Accolades: 11 Stanley Cups, 1 Bill Masterton Trophy (Perseverance), 1x First Team All-Star, 3x Second Team All-Star

The younger of the Richard brothers, Henri has won more Stanley Cups than any other player in NHL history. He may not be on the same level as some of the players on this list, but he certainly made an impact on the Montreal dynasty teams. He finished in the top 10 in assists and points in seven of his 20 seasons with the Canadiens.

No. 10: Stan Mikita, Chicago Blackhawks (1958-1980)

Accolades: 1 Stanley Cup, 4 Art Ross Trophies (Top Point Scorer), 2 Hart Trophies (NHL MVP), 2 Lady Byng Trophies (Sportsmanship), 6x First Team All-Star, 2x Second Team All-Star, 1983 Hall of Fame Inductee

Stan Mikita played 22 seasons with the Blackhawks organization, led the NHL in points four times, and was named MVP twice. His number 21 jersey was the first number to be retired by the franchise, and he and teammate Bobby Hull currently have statues standing outside the United Centre, the Hawks’ arena.

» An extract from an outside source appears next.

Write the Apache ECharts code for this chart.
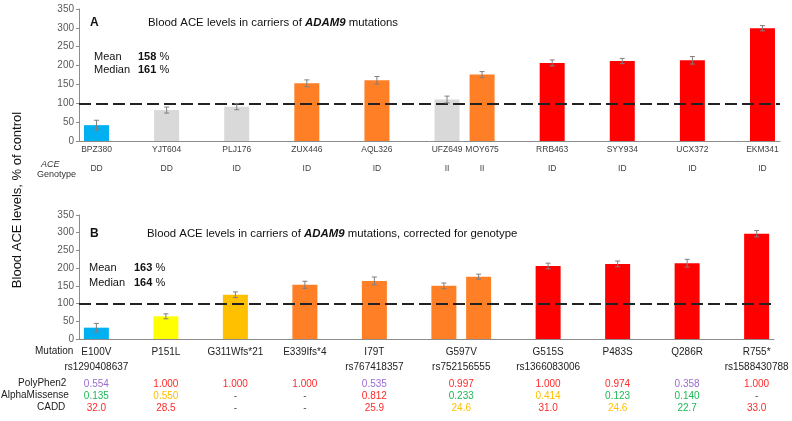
<!DOCTYPE html>
<html>
<head>
<meta charset="utf-8">
<script src="https://cdn.jsdelivr.net/npm/echarts@6/dist/echarts.min.js"></script>
<style>
  html, body { margin: 0; padding: 0; background: #fff; }
  #chart { width: 792px; height: 421px; }
</style>
</head>
<body>
<div id="chart"></div>
<script>
// panel A: one slot per sample, '' = empty slot between bars
const topSlots = ['BPZ380', '', 'YJT604', '', 'PLJ176', '', 'ZUX446', '', 'AQL326', '',
  'UFZ649', 'MOY675', '', 'RRB463', '', 'SYY934', '', 'UCX372', '', 'EKM341']
const topValues = [42, 82, 91, 153, 161, 110, 176, 207, 212, 214, 299]
const topErrors = [13, 8, 8, 9, 10, 9, 8, 8, 7, 10, 7]
const topGenotype = ['DD', 'DD', 'ID', 'ID', 'ID', 'II', 'II', 'ID', 'ID', 'ID', 'ID']
const topColors = ['#00B0F0', '#D9D9D9', '#D9D9D9', '#FF7F27', '#FF7F27', '#D9D9D9',
  '#FF7F27', '#FF0000', '#FF0000', '#FF0000', '#FF0000']
const topMean = 158
const topMedian = 161

// panel B
const bottomSlots = ['E100V', '', 'P151L', '', 'G311Wfs*21', '', 'E339Ifs*4', '', 'I79T', '',
  'G597V', 'G597V', '', 'G515S', '', 'P483S', '', 'Q286R', '', 'R755*']
const bottomValues = [32, 64, 125, 153, 164, 150, 176, 206, 212, 214, 297]
const bottomErrors = [12, 7, 8, 10, 11, 8, 7, 8, 8, 11, 9]
const bottomColors = ['#00B0F0', '#FFFF00', '#FFC000', '#FF7F27', '#FF7F27', '#FF7F27',
  '#FF7F27', '#FF0000', '#FF0000', '#FF0000', '#FF0000']
const bottomMean = 163
const bottomMedian = 164

const mutations = ['E100V', 'P151L', 'G311Wfs*21', 'E339Ifs*4', 'I79T', 'G597V', 'G515S', 'P483S', 'Q286R', 'R755*']
const rsIds = ['rs1290408637', '', '', '', 'rs767418357', 'rs752156555', 'rs1366083006', '', '', 'rs1588430788']
const polyphen = ['0.554', '1.000', '1.000', '1.000', '0.535', '0.997', '1.000', '0.974', '0.358', '1.000']
const polyTone = ['p', 'r', 'r', 'r', 'p', 'r', 'r', 'r', 'p', 'r']
const alphaMissense = ['0.135', '0.550', '-', '-', '0.812', '0.233', '0.414', '0.123', '0.140', '-']
const alphaTone = ['g', 'y', 'n', 'n', 'r', 'g', 'y', 'g', 'g', 'n']
const cadd = ['32.0', '28.5', '-', '-', '25.9', '24.6', '31.0', '24.6', '22.7', '33.0']
const caddTone = ['r', 'r', 'n', 'n', 'r', 'y', 'r', 'y', 'g', 'r']

const FONT = 'Liberation Sans, Arial, sans-serif'
const toneColors = { p: '#9B6BD0', r: '#FF2A2A', g: '#1DB954', y: '#FFC000', n: '#555', k: '#222' }

// spread per-sample values over the slots
const toSlots = (slots, vals) => {
  let i = 0
  return slots.map(s => (s === '' ? '-' : vals[i++]))
}
const barData = (slots, vals, colors) => {
  let i = 0
  return slots.map(s => {
    if (s === '') return '-'
    const v = { value: vals[i], itemStyle: { color: colors[i] } }
    i++
    return v
  })
}
const errData = (slots, vals, errs) => {
  const out = []
  let i = 0
  slots.forEach((s, k) => {
    if (s === '') return
    out.push([k, vals[i] - errs[i], vals[i] + errs[i]])
    i++
  })
  return out
}

// label rows of panel B sit on a 41-point axis (boundaryGap false), centred on their bars
const bottomPoints = Array.from({ length: 41 }, (_, i) => String(i))
const rowPoint = mutations.map(m => {
  const ks = []
  bottomSlots.forEach((s, k) => { if (s === m) ks.push(2 * k + 1) })
  return ks.reduce((a, b) => a + b, 0) / ks.length
})
const rowLabels = (vals, tones) => {
  const out = new Array(41).fill('')
  mutations.forEach((m, i) => {
    if (vals[i] === '') return
    out[rowPoint[i]] = '{' + (tones ? tones[i] : 'k') + '|' + vals[i] + '}'
  })
  return out
}

const rich = {}
Object.keys(toneColors).forEach(k => {
  rich[k] = { color: toneColors[k], fontSize: 10, fontFamily: FONT, lineHeight: 12 }
})

const renderErr = (params, api) => {
  const lo = api.coord([api.value(0), api.value(1)])
  const hi = api.coord([api.value(0), api.value(2)])
  const style = { stroke: '#7F7F7F', lineWidth: 1 }
  return {
    type: 'group',
    children: [
      { type: 'line', shape: { x1: lo[0], y1: lo[1], x2: hi[0], y2: hi[1] }, style },
      { type: 'line', shape: { x1: lo[0] - 2.5, y1: lo[1], x2: lo[0] + 2.5, y2: lo[1] }, style },
      { type: 'line', shape: { x1: hi[0] - 2.5, y1: hi[1], x2: hi[0] + 2.5, y2: hi[1] }, style }
    ]
  }
}

const yAxisBase = {
  type: 'value',
  min: 0,
  max: 350,
  interval: 50,
  axisLine: { show: true, lineStyle: { color: '#8C8C8C' } },
  axisTick: { show: true, length: 3, lineStyle: { color: '#8C8C8C' } },
  axisLabel: { fontSize: 10, color: '#595959', fontFamily: FONT, margin: 5 },
  splitLine: { show: false }
}

const refLine = {
  silent: true,
  symbol: ['none', 'none'],
  label: { show: false },
  lineStyle: { color: '#222', width: 2, type: [12, 5] },
  data: [{ yAxis: 100 }]
}

const labelAxis = (grid, data, offset) => ({
  type: 'category',
  gridIndex: grid,
  data,
  boundaryGap: false,
  position: 'bottom',
  offset,
  axisLine: { show: false },
  axisTick: { show: false },
  axisLabel: { interval: 0, margin: 0, formatter: v => v, rich }
})

const chart = echarts.init(document.getElementById('chart'))

const option = {
  animation: false,
  textStyle: { fontFamily: FONT },
  grid: [
    { left: 79, top: 9, width: 701, height: 132 },
    { left: 79, top: 215, width: 695, height: 124 }
  ],
  xAxis: [
    {
      type: 'category',
      gridIndex: 0,
      data: topSlots,
      axisLine: { lineStyle: { color: '#8C8C8C' } },
      axisTick: { show: false },
      axisLabel: { interval: 0, fontSize: 8.5, color: '#404040', margin: 4, fontFamily: FONT }
    },
    {
      type: 'category',
      gridIndex: 0,
      data: toSlots(topSlots, topGenotype).map(v => (v === '-' ? '' : v)),
      position: 'bottom',
      offset: 19,
      axisLine: { show: false },
      axisTick: { show: false },
      axisLabel: { interval: 0, fontSize: 8.5, color: '#404040', margin: 4, fontFamily: FONT }
    },
    {
      type: 'category',
      gridIndex: 1,
      data: bottomSlots.map((s, k) => s + '#' + k),
      axisLine: { lineStyle: { color: '#8C8C8C' } },
      axisTick: { show: false },
      axisLabel: { show: false }
    },
    labelAxis(1, rowLabels(mutations, null), 7),
    labelAxis(1, rowLabels(rsIds, null), 22),
    labelAxis(1, rowLabels(polyphen, polyTone), 39),
    labelAxis(1, rowLabels(alphaMissense, alphaTone), 51),
    labelAxis(1, rowLabels(cadd, caddTone), 63)
  ],
  yAxis: [
    Object.assign({ gridIndex: 0 }, yAxisBase),
    Object.assign({ gridIndex: 1 }, yAxisBase)
  ],
  series: [
    {
      type: 'bar',
      xAxisIndex: 0,
      yAxisIndex: 0,
      barWidth: 25,
      data: barData(topSlots, topValues, topColors),
      markLine: refLine
    },
    {
      type: 'custom',
      xAxisIndex: 0,
      yAxisIndex: 0,
      renderItem: renderErr,
      encode: { x: 0, y: [1, 2] },
      data: errData(topSlots, topValues, topErrors),
      z: 5
    },
    {
      type: 'bar',
      xAxisIndex: 2,
      yAxisIndex: 1,
      barWidth: 25,
      data: barData(bottomSlots, bottomValues, bottomColors),
      markLine: refLine
    },
    {
      type: 'custom',
      xAxisIndex: 2,
      yAxisIndex: 1,
      renderItem: renderErr,
      encode: { x: 0, y: [1, 2] },
      data: errData(bottomSlots, bottomValues, bottomErrors),
      z: 5
    }
  ],
  graphic: [
    {
      type: 'text', left: 90, top: 17,
      style: { text: 'A', font: 'bold 12px ' + FONT, fill: '#111' }
    },
    {
      type: 'text', left: 148, top: 17,
      style: {
        text: 'Blood ACE levels in carriers of {g|ADAM9} mutations',
        font: '11.4px ' + FONT, fill: '#111',
        rich: { g: { fontStyle: 'italic', fontWeight: 'bold', fontSize: 11.4, fontFamily: FONT, fill: '#111' } }
      }
    },
    { type: 'text', left: 94, top: 51, style: { text: 'Mean', font: '11px ' + FONT, fill: '#111' } },
    {
      type: 'text', left: 138, top: 51,
      style: { text: '{b|' + topMean + '} %', font: '11px ' + FONT, fill: '#111',
        rich: { b: { fontWeight: 'bold', fontSize: 11, fontFamily: FONT, fill: '#111' } } }
    },
    { type: 'text', left: 94, top: 64, style: { text: 'Median', font: '11px ' + FONT, fill: '#111' } },
    {
      type: 'text', left: 138, top: 64,
      style: { text: '{b|' + topMedian + '} %', font: '11px ' + FONT, fill: '#111',
        rich: { b: { fontWeight: 'bold', fontSize: 11, fontFamily: FONT, fill: '#111' } } }
    },
    { type: 'text', left: 41, top: 160, style: { text: 'ACE', font: 'italic 9px ' + FONT, fill: '#333' } },
    { type: 'text', left: 37, top: 170, style: { text: 'Genotype', font: '9px ' + FONT, fill: '#333' } },
    {
      type: 'text', left: 90, top: 228,
      style: { text: 'B', font: 'bold 12px ' + FONT, fill: '#111' }
    },
    {
      type: 'text', left: 147, top: 228,
      style: {
        text: 'Blood ACE levels in carriers of {g|ADAM9} mutations, corrected for genotype',
        font: '11.4px ' + FONT, fill: '#111',
        rich: { g: { fontStyle: 'italic', fontWeight: 'bold', fontSize: 11.4, fontFamily: FONT, fill: '#111' } }
      }
    },
    { type: 'text', left: 89, top: 262, style: { text: 'Mean', font: '11px ' + FONT, fill: '#111' } },
    {
      type: 'text', left: 134, top: 262,
      style: { text: '{b|' + bottomMean + '} %', font: '11px ' + FONT, fill: '#111',
        rich: { b: { fontWeight: 'bold', fontSize: 11, fontFamily: FONT, fill: '#111' } } }
    },
    { type: 'text', left: 89, top: 277, style: { text: 'Median', font: '11px ' + FONT, fill: '#111' } },
    {
      type: 'text', left: 134, top: 277,
      style: { text: '{b|' + bottomMedian + '} %', font: '11px ' + FONT, fill: '#111',
        rich: { b: { fontWeight: 'bold', fontSize: 11, fontFamily: FONT, fill: '#111' } } }
    },
    { type: 'text', left: 35, top: 346, style: { text: 'Mutation', font: '10px ' + FONT, fill: '#222' } },
    { type: 'text', left: 18, top: 378, style: { text: 'PolyPhen2', font: '10px ' + FONT, fill: '#222' } },
    { type: 'text', left: 1, top: 390, style: { text: 'AlphaMissense', font: '10px ' + FONT, fill: '#222' } },
    { type: 'text', left: 37, top: 402, style: { text: 'CADD', font: '10px ' + FONT, fill: '#222' } },
    {
      type: 'text', x: 17, y: 200, rotation: Math.PI / 2,
      style: { text: 'Blood ACE levels, % of control', font: '13px ' + FONT, fill: '#111',
        align: 'center', verticalAlign: 'middle' }
    }
  ]
}

chart.setOption(option)
</script>
</body>
</html>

No. 9: Denis Potvin, New York Islanders (1973-1988)

Accolades: 4 Stanley Cups, 3 Norris Trophies (Top Defensemen), 1974 Rookie of the Year, 5x First Team All-Star, 2x Second Team All-Star, 1991 Hall of Fame Inductee

Considered the savior of the Islanders, Potvin was widely regarded as the NHL’s top defenseman once Bobby Orr retired in the late ‘70s. In the eight seasons that Potvin was captain, the Islanders never failed to make the postseason, made the Finals five times, and won four consecutive Stanley Cups. Upon retirement, he was the NHL’s all-time leader in points by a defenseman.

No. 8: Joe Sakic, Colorado Avalanche (1992-2008)

Accolades: 2 Stanley Cups, 1 Hart Trophy (NHL MVP), 1996 Conn Smythe Trophy (Playoff MVP), 1 Lady Byng Trophy (Sportsmanship), 1 Ted Lindsay Award (Most Outstanding Player), 3x First Team All-Star

The greatest player in Avalanche history led the team to two Stanley Cups in the late ‘90s and early ‘00s. Joe Sakic’s numbers stand for themselves. He currently ranks in the top 15 in NHL history in career goals, assists, power play goals, points per game, assists per game, and shots. He also ranks ninth all-time in career points with 1,641.

No. 7: Alex Delvecchio, Detroit Red Wings (1950-1974)

Accolades: 3 Stanley Cups, 2 Lady Byng Trophies (Sportsmanship), 2x Second Team All-Star, 1977 Hall of Fame Inductee

Until 2012, Delvecchio held the record for most regular season games played for one franchise in NHL history with 1,549. He finished first in games played eight times and second four times. Although he took a back seat to star teammates Gordie Howe and Ted Lindsay, Delvecchio was the captain of the Red Wings.

No. 6: Mike Bossy, New York Islanders (1977-1987)

Accolades: 4 Stanley Cups, 1978 Rookie of the Year, 1982 Conn Smythe Trophy (Playoff MVP), 3 Lady Byng Trophies (Sportsmanship), 5x First Team All-Star, 3x Second Team All-Star, 1991 Hall of Fame Inductee

Simply put, Mike Bossy was a scoring machine. Sadly, he was forced to retire at the age of 30 due to back problems, but when he was on the ice, he was dominant. He finished in the top 10 in scoring eight of his ten career seasons, including seven 100-point seasons. He became the first player to reach 50 goals in 50 games and still holds the highest goals per game average in NHL history. He is the third fastest player to reach 500 career goals and ranks third all-time in career hat tricks with 39.